I was always confused by this paradox, because it attacks the idea of object permanence in the world. It's clear that if you wait long enough (and that can be a very long time), that nearly all objects will change in some way. How is it then, that we can confidently identify things in the world and give them lasting names? How do things persist in the world? Why is it when I wake up in the morning, I identify it as the same place as when I went to sleep the night before?

A partial answer came to me recently, and it was blindingly obvious. Objects don't exist "out there" in the material world, they are simply conventions, ideals and simplifications we use to navigate the world. The Ship of Theseus never objectively exists, but wholly subjectively exists. That's why it can have its parts replaced and still be called the same thing. If a person loses their leg in an accident, they are still a person. The persistance in the world seems to be wholly in our subjective experience or more accurately a choice is made about the permanence of a thing, whether that be consciously (as in naming something) or unconsciously (as in the idea of a chair).

I say partial answer because we can all agree that even if everything in the world changes, your sofa is still your sofa and seems to continue being so over time - it never seems to suddenly disappear one day and reappear the next. And giving your sofa a different name or calling it a chair, seems not to make much difference to its existence: i.e. it appears to objectively exist "out there". But we can continue the thought experiment.

Say your friends play a trick on you one day, and when you're out, they replace your sofa with an identical looking one (bear with me). You return and none the wiser you assume it's the same sofa. It's the Ship of Theseus again, the whole sofa has been replaced, and yet you think it's still the same sofa. How does that happen? Because the existence of the sofa is wholly subjective. Maybe after a while you realise something's up, the sofa seems fresher and more plump, and then you realise it's not your sofa! How does a sofa suddenly change like that? Because it's all in the mind.

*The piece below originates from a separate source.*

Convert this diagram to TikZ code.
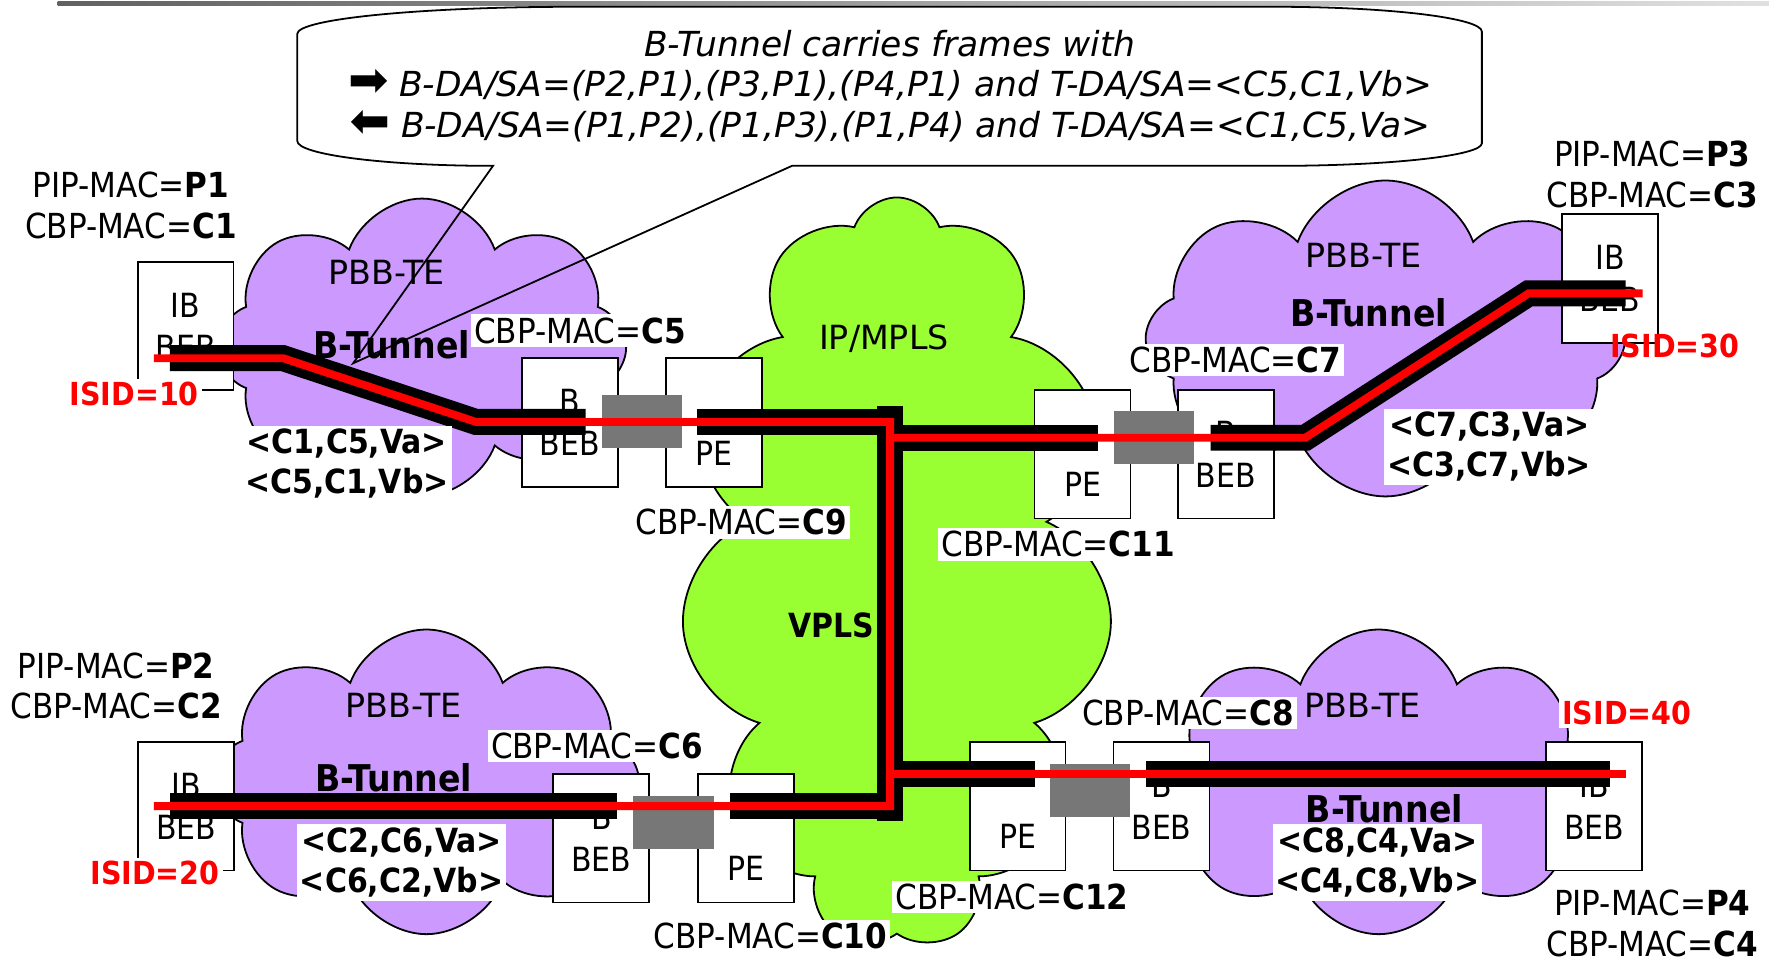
\documentclass[tikz,border=0pt]{standalone}
\usepackage{fontspec}
\usepackage{graphicx}
\setmainfont{DejaVu Sans Condensed}
\newfontfamily\wideFont{DejaVu Sans}
\usetikzlibrary{shapes.symbols}
\definecolor{pbbviolet}{RGB}{204,153,255}
\definecolor{mplsgreen}{RGB}{153,255,51}
\definecolor{portgrey}{RGB}{119,119,119}
\definecolor{isidred}{RGB}{255,0,0}
\newcommand{\lblfont}{\fontsize{8.7}{10.2}\selectfont}
\newcommand{\vidfont}{\fontsize{8.4}{10.2}\selectfont\bfseries}
\newcommand{\fwdarrow}{{\upshape\scalebox{1.4}{➡}}}
\newcommand{\bwdarrow}{{\upshape\scalebox{-1.4}[1.4]{➡}}}
\begin{document}
\begin{tikzpicture}[x=0.1mm,y=-0.1mm,
  lbl/.style={inner sep=0.8pt,font=\lblfont,align=center},
  wlbl/.style={lbl,fill=white},
  boldlbl/.style={font=\vidfont},
  tunlbl/.style={lbl,font=\fontsize{9.3}{11}\selectfont\bfseries},
  cloudlbl/.style={lbl,font=\wideFont\fontsize{8.4}{10.2}\selectfont},
  isid/.style={lbl,font=\fontsize{8}{10}\selectfont\bfseries,text=isidred},
  pbb/.style={cloud,cloud puffs=8,cloud puff arc=140,cloud ignores aspect,draw,line width=0.45pt,fill=pbbviolet,inner sep=0},
  box/.style={draw,line width=0.45pt,fill=white,minimum width=8.5mm,minimum height=11.4mm,inner sep=0,align=center,font=\fontsize{8.4}{10.5}\selectfont},
  pebox/.style={box,label={[font=\fontsize{8.4}{10.5}\selectfont,yshift=-2.7mm]center:PE}},
  port/.style={fill=portgrey,minimum width=7.1mm,minimum height=4.7mm,inner sep=0},
  tunnel/.style={line width=2.3mm},
  tag/.style={isidred,line width=0.7mm}]
  \useasboundingbox (0,0) rectangle (1568,853);
  \shade[left color=black!62,right color=black!12] (51,1) rectangle (1568,4.5);

  \node[pbb,minimum width=36.2mm,minimum height=26.4mm] (pbb1) at (374,308) {};
  \node[pbb,minimum width=42.5mm,minimum height=28mm] (pbb2) at (1228,300) {};
  \node[pbb,minimum width=37.7mm,minimum height=27mm] (pbb3) at (378,693) {};
  \node[pbb,minimum width=38.5mm,minimum height=27mm] (pbb4) at (1222,693) {};
  \node[cloud,cloud puffs=11,cloud puff arc=140,cloud ignores aspect,draw,line width=0.45pt,fill=mplsgreen,inner sep=0,minimum width=38.3mm,minimum height=66.6mm] (mpls) at (795,508) {};

  \node[box] (ib1) at (164.5,289) {IB\\BEB};
  \node[box] (beb5) at (505,374.5) {B\\BEB}; \node[pebox] (pe9) at (633,374.5) {};
  \node[pebox] (pe11) at (959.5,402.5) {}; \node[box] (beb7) at (1086.5,402.5) {B\\BEB};
  \node[box] (ib3) at (1427,247) {IB\\BEB};
  \node[box] (ib2) at (165,714.5) {IB\\BEB};
  \node[box] (beb6) at (533,743) {B\\BEB}; \node[pebox] (pe10) at (661,743) {};
  \node[pebox] (pe12) at (902,714.5) {}; \node[box] (beb8) at (1029.5,714.5) {B\\BEB};
  \node[box] (ib4) at (1413,714.5) {IB\\BEB};

  \node[port] (port1) at (569,374) {}; \node[port] (port2) at (1023,388) {};
  \node[port] (port3) at (597,729) {}; \node[port] (port4) at (966,700.5) {};

  \coordinate (w1) at (136.5,317.5); \coordinate (a1) at (150.6,317.5);
  \coordinate (k1) at (251,317.5); \coordinate (k2) at (422,374);
  \coordinate (a2) at (519,374); \coordinate (a3) at (618,374);
  \coordinate (j1) at (789,374); \coordinate (j2) at (789,388);
  \coordinate (j3) at (789,686); \coordinate (j4) at (789,714.5);
  \coordinate (vtop) at (789,360); \coordinate (vbot) at (789,728);
  \coordinate (a4) at (973.5,388); \coordinate (a5) at (1073,388);
  \coordinate (k3) at (1157,388); \coordinate (k4) at (1355,260);
  \coordinate (a6) at (1441,260); \coordinate (w2) at (1456,260);
  \coordinate (a7) at (150.6,714.5); \coordinate (a8) at (547,714.5);
  \coordinate (a9) at (647,714.5); \coordinate (w3) at (136.5,714.5);
  \coordinate (a10) at (917,686); \coordinate (a11) at (1016,686);
  \coordinate (a12) at (1427,686); \coordinate (w4) at (1441,686);

  \draw[tunnel] (a1) -- (k1) -- (k2) -- (a2);
  \draw[tunnel] (a3) -- (j1); \draw[tunnel] (vtop) -- (vbot);
  \draw[tunnel] (j2) -- (a4); \draw[tunnel] (a5) -- (k3) -- (k4) -- (a6);
  \draw[tunnel] (a7) -- (a8); \draw[tunnel] (a9) -- (j4);
  \draw[tunnel] (j3) -- (a10); \draw[tunnel] (a11) -- (a12);
  \draw[tag] (w1) -- (k1) -- (k2) -- (j1) -- (j4) -- (w3);
  \draw[tag] (j2) -- (k3) -- (k4) -- (w2);
  \draw[tag] (j3) -- (w4);

  \node[lbl] (macp1) at (116,182) {PIP-MAC=\textbf{P1}\\CBP-MAC=\textbf{C1}};
  \node[cloudlbl] (pbbtxt1) at (342.5,241) {PBB-TE};
  \node[tunlbl] (btun1) at (347,306) {B-Tunnel};
  \node[wlbl] (macc5) at (514,293) {CBP-MAC=\textbf{C5}};
  \node[isid,fill=white] (isid10) at (119,349) {ISID=10};
  \node[wlbl,boldlbl] (vid1) at (307.5,411) {<C1,C5,Va>\\<C5,C1,Vb>};
  \node[cloudlbl] (mplstxt) at (783.5,300) {IP/MPLS};
  \node[wlbl] (macc9) at (657,463) {CBP-MAC=\textbf{C9}};
  \node[lbl,boldlbl] (vpls) at (737,554) {VPLS};
  \node[wlbl] (macc7) at (1095,319) {CBP-MAC=\textbf{C7}};
  \node[cloudlbl] (pbbtxt2) at (1208.5,226) {PBB-TE};
  \node[tunlbl] (btun2) at (1213,277) {B-Tunnel};
  \node[lbl] (macp3) at (1464.5,154.5) {PIP-MAC=\textbf{P3}\\CBP-MAC=\textbf{C3}};
  \node[isid] (isid30) at (1484.5,306.6) {ISID=30};
  \node[wlbl,boldlbl] (vid2) at (1320,396) {<C7,C3,Va>\\<C3,C7,Vb>};
  \node[wlbl] (macc11) at (938,482.5) {CBP-MAC=\textbf{C11}};
  \node[lbl] (macp2) at (103,608) {PIP-MAC=\textbf{P2}\\CBP-MAC=\textbf{C2}};
  \node[cloudlbl] (pbbtxt3) at (357.5,625) {PBB-TE};
  \node[tunlbl] (btun3) at (349,689) {B-Tunnel};
  \node[wlbl] (macc6) at (529,661) {CBP-MAC=\textbf{C6}};
  \node[isid,fill=white] (isid20) at (137.4,774) {ISID=20};
  \node[wlbl,boldlbl] (vid3) at (356,764.5) {<C2,C6,Va>\\<C6,C2,Vb>};
  \node[wlbl] (macc10) at (683,830) {CBP-MAC=\textbf{C10}};
  \node[wlbl] (macc8) at (1053,632) {CBP-MAC=\textbf{C8}};
  \node[cloudlbl] (pbbtxt4) at (1208,625) {PBB-TE};
  \node[isid,fill=white] (isid40) at (1442,632) {ISID=40};
  \node[tunlbl] (btun4) at (1227,717) {B-Tunnel};
  \node[wlbl,boldlbl] (vid4) at (1221,764.5) {<C8,C4,Va>\\<C4,C8,Vb>};
  \node[wlbl] (macc12) at (897,795) {CBP-MAC=\textbf{C12}};
  \node[lbl] (macp4) at (1464.5,818.5) {PIP-MAC=\textbf{P4}\\CBP-MAC=\textbf{C4}};

  \coordinate (tip) at (313,322);
  \fill[white] (263.5,30) .. controls (263.5,16.7) and (374,6) .. (509,6) -- (1130,6) .. controls (1231,6) and (1313.5,15.9) .. (1313.5,28) -- (1313.5,127) .. controls (1313.5,138) and (1232,147) .. (1132,147) -- (437,147) .. controls (341,147) and (263.5,137) .. (263.5,125) -- cycle;
  \draw[line width=0.45pt] (702,147) -- (1132,147) .. controls (1232,147) and (1313.5,138) .. (1313.5,127) -- (1313.5,28) .. controls (1313.5,15.9) and (1231,6) .. (1130,6) -- (509,6) .. controls (374,6) and (263.5,16.7) .. (263.5,30) -- (263.5,125) .. controls (263.5,137) and (341,147) .. (437,147) -- (tip) -- cycle;
  \node[align=center,inner sep=0,font=\wideFont\itshape\fontsize{8.7}{10.2}\selectfont] (calltxt) at (789,76) {B-Tunnel carries frames with\\\fwdarrow\ B-DA/SA=(P2,P1),(P3,P1),(P4,P1) and T-DA/SA=<C5,C1,Vb>\\\bwdarrow\ B-DA/SA=(P1,P2),(P1,P3),(P1,P4) and T-DA/SA=<C1,C5,Va>};
\end{tikzpicture}
\end{document}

We largely recognise the permanence of things not in isolation but in relation to all the other things around it. When we go out we know it's our neighbourhood because the buildings, roads and other things form a net of interrelationships with each other. There's a kind of snap-to-fit to recognising things in the world. Our sofa continues being our sofa because we have a platonic form or subjective template of our sofa, and when we receive stimuli in just the right configuration it snaps-to-fit to that form.

When we navigate around the world we walk through that net of interrelationships, snapping-to-fit as we go. We see our friend "Victoria" and recognise her as such, because all the stimuli are close enough to her platonic form that it's good enough - and she's also in the right place at the right time (i.e. in relation to everything else around you). She may be having an off day or wearing new clothes, but it's still her isn't it? Maybe she has a twin?

Yet, it's not a complete answer, because somehow even if we're existing in a platonic snap-to-fit world, stuff just keeps on coming back, and not only that that set of interrelationships between things in our environment seems to be quite stable. There seems to be this conspiracy in our subjective experience to create a stable world seemingly separate from it. Why?